Daarbij heeft het hof in het bijzonder het volgende in aanmerking genomen.
De verdachte heeft zich op de bewezenverklaarde wijze schuldig gemaakt aan mishandeling van haar voormalige partner en heeft zodoende inbreuk gemaakt op de lichamelijke integriteit van dit slachtoffer.
Het hof is - alles overwegende - van oordeel dat een geheel onvoorwaardelijke taakstraf van na te melden duur een passende en geboden reactie vormt.
Toepasselijke wettelijke voorschriften
Het hof heeft gelet op de artikelen 9, 22c, 22d en 300 van het Wetboek van Strafrecht, zoals zij rechtens gelden dan wel golden.

BESLISSING

Het hof:
Vernietigt het vonnis waarvan beroep – voor zover aan het oordeel van het hof onderworpen - en doet opnieuw recht:
Verklaart zoals hiervoor overwogen bewezen dat de verdachte het ten laste gelegde heeft begaan.

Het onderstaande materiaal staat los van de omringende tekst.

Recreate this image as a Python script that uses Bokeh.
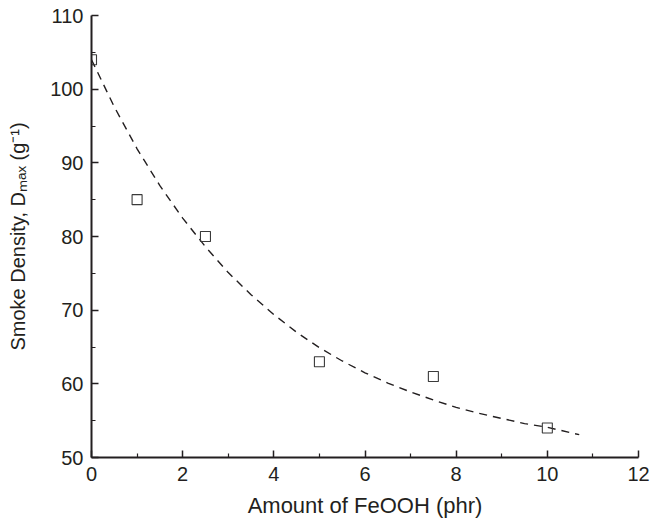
from bokeh.plotting import figure
from bokeh.models import Range1d, FixedTicker
from bokeh.embed import file_html
from bokeh.resources import INLINE

# data
feooh = [0, 1, 2.5, 5, 7.5, 10]
smoke_density = [104, 85, 80, 63, 61, 54]

# dashed fit curve
fit_x = [0, 0.5, 1, 1.5, 2, 2.5, 3, 3.5, 4, 4.5, 5, 5.5, 6, 6.5, 7, 7.5, 8, 8.5, 9, 9.5, 10, 10.7]
fit_y = [104.0, 97.6, 91.9, 86.9, 82.5, 78.6, 75.1, 72.1, 69.4, 67.0, 64.9, 63.1, 61.5,
         60.1, 58.9, 57.8, 56.8, 56.0, 55.3, 54.6, 54.1, 53.1]

x_ticks = [0, 2, 4, 6, 8, 10, 12]
x_minor = [1, 3, 5, 7, 9, 11]
y_ticks = [50, 60, 70, 80, 90, 100, 110]
y_minor = [55, 65, 75, 85, 95, 105]

x_label = "Amount of FeOOH (phr)"
y_label = "Smoke Density, D\u2098\u2090\u2093 (g\u207b\u00b9)"

FONT = "Liberation Sans"
INK = "#231f20"

p = figure(width=651, height=525, output_backend="svg", toolbar_location=None,
           x_range=Range1d(0, 12), y_range=Range1d(50, 110),
           min_border_left=91, min_border_right=13, min_border_top=15, min_border_bottom=68)
p.outline_line_color = None
p.xgrid.visible = False
p.ygrid.visible = False
p.background_fill_color = "white"
p.border_fill_color = "white"

p.line(fit_x, fit_y, line_color=INK, line_width=1.4, line_dash="8 6")
p.scatter(feooh, smoke_density, marker="square", size=10, fill_color=None,
          line_color="#3a3a3a", line_width=1.1)

for ax in (p.xaxis[0], p.yaxis[0]):
    ax.axis_line_color = INK
    ax.axis_line_width = 2
    ax.major_tick_line_color = INK
    ax.minor_tick_line_color = INK
    ax.major_tick_line_width = 1.5
    ax.minor_tick_line_width = 1.2
    ax.major_tick_in = 7
    ax.major_tick_out = 0
    ax.minor_tick_in = 4
    ax.minor_tick_out = 0
    ax.major_label_text_font = FONT
    ax.major_label_text_font_size = "20px"
    ax.major_label_text_color = INK
    ax.axis_label_text_font = FONT
    ax.axis_label_text_font_style = "normal"
    ax.axis_label_text_color = INK

p.xaxis[0].ticker = FixedTicker(ticks=x_ticks, minor_ticks=x_minor)
p.yaxis[0].ticker = FixedTicker(ticks=y_ticks, minor_ticks=y_minor)
p.xaxis[0].major_label_standoff = 9
p.yaxis[0].major_label_standoff = 8
p.xaxis[0].axis_label = x_label
p.xaxis[0].axis_label_text_font_size = "22px"
p.xaxis[0].axis_label_standoff = 9
p.yaxis[0].axis_label = y_label
p.yaxis[0].axis_label_text_font_size = "20px"
p.yaxis[0].axis_label_standoff = 18

open("out.html", "w").write(file_html(p, INLINE))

Verklaart niet bewezen hetgeen de verdachte meer of anders is ten laste gelegd dan hierboven is bewezen verklaard en spreekt de verdachte daarvan vrij.
Verklaart het bewezen verklaarde strafbaar en verklaart de verdachte strafbaar.
Veroordeelt de verdachte tot een
taakstrafvoor de duur van
60 (zestig) uren, indien niet naar behoren verricht te vervangen door
30 (dertig) dagen hechtenis.
Beveelt dat de tijd die door de verdachte vóór de tenuitvoerlegging van deze uitspraak in enige in artikel 27, eerste lid, of artikel 27a van het Wetboek van Strafrecht bedoelde vorm van voorarrest is doorgebracht, bij de uitvoering van de opgelegde taakstraf in mindering zal worden gebracht, volgens de maatstaf van twee uren taakstraf per in voorarrest doorgebrachte dag, voor zover die tijd niet reeds op een andere straf in mindering is gebracht.
Dit arrest is gewezen door mr. R.C. Langeler,
mr. A.A. Schuering en mr. G.J.W. van Oven, in bijzijn van de griffier mr. M.C. Bongaerts.
Het is uitgesproken op de openbare terechtzitting van het hof van 27 januari 2015.
Mr. G.J.W. van Oven is buiten staat dit arrest te ondertekenen.